>> start PROVIDED INFORMATION
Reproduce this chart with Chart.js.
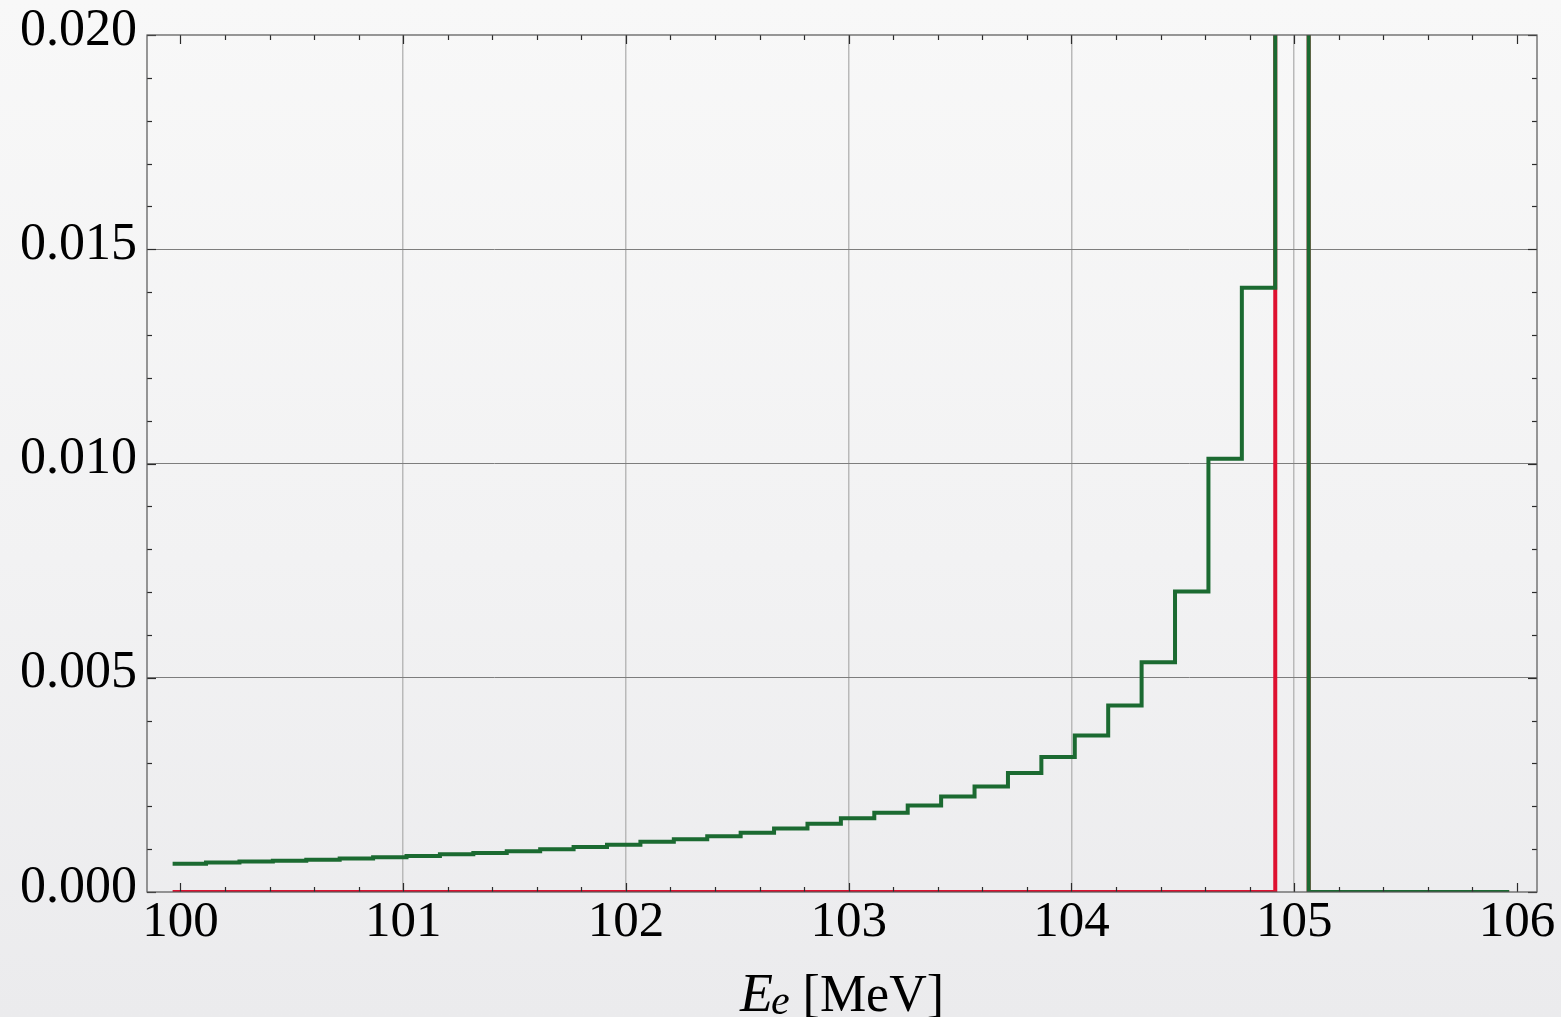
>> end PROVIDED INFORMATION
>> start PROVIDED INFORMATION
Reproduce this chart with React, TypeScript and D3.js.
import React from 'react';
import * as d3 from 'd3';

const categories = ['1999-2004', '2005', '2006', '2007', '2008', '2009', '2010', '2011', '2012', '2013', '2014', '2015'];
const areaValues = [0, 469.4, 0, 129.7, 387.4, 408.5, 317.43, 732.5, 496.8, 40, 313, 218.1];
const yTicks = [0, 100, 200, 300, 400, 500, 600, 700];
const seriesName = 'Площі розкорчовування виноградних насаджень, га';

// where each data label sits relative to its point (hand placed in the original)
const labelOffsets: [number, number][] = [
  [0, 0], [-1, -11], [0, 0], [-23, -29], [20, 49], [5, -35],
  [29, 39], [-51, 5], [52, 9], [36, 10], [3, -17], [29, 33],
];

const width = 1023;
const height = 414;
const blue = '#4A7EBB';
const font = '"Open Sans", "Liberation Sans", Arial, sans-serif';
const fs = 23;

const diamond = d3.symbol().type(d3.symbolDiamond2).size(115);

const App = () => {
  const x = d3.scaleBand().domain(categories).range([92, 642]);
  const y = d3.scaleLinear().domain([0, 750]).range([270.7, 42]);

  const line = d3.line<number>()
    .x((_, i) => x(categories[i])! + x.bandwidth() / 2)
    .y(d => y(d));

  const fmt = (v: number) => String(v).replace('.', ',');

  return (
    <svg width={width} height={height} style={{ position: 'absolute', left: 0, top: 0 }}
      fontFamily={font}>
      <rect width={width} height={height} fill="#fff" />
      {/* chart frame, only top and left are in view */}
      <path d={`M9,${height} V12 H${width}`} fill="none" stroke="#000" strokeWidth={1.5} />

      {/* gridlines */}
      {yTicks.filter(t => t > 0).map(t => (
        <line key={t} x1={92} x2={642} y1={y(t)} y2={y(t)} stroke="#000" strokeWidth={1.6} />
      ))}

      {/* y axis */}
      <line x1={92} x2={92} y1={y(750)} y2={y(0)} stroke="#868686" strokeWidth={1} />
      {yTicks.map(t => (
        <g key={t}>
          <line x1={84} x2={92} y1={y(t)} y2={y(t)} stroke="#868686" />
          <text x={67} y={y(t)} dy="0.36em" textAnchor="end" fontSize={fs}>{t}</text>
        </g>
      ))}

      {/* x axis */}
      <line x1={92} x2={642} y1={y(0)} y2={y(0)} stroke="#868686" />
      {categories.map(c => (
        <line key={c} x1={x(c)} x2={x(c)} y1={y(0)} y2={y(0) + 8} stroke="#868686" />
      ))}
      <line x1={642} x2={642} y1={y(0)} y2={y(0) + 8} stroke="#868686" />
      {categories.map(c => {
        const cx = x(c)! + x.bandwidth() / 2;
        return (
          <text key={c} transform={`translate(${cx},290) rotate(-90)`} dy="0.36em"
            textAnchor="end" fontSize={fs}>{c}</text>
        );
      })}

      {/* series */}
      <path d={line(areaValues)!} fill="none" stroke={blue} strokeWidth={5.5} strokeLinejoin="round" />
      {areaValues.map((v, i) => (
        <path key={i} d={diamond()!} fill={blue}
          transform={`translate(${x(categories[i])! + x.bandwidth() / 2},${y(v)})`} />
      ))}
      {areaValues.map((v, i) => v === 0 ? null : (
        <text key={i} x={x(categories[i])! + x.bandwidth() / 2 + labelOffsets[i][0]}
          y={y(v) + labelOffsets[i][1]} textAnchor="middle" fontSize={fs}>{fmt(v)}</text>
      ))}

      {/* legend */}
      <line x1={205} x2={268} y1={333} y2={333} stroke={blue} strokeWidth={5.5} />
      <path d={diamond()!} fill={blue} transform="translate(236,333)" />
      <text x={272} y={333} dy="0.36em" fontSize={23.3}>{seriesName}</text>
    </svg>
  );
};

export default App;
>> end PROVIDED INFORMATION
:: STATED PROBLEM ::
Which lines hold the word "this"? Copy each of them from the records.

:: THE REPLY ::
Reproduce this chart with Chart.js.
Reproduce this chart with React, TypeScript and D3.js.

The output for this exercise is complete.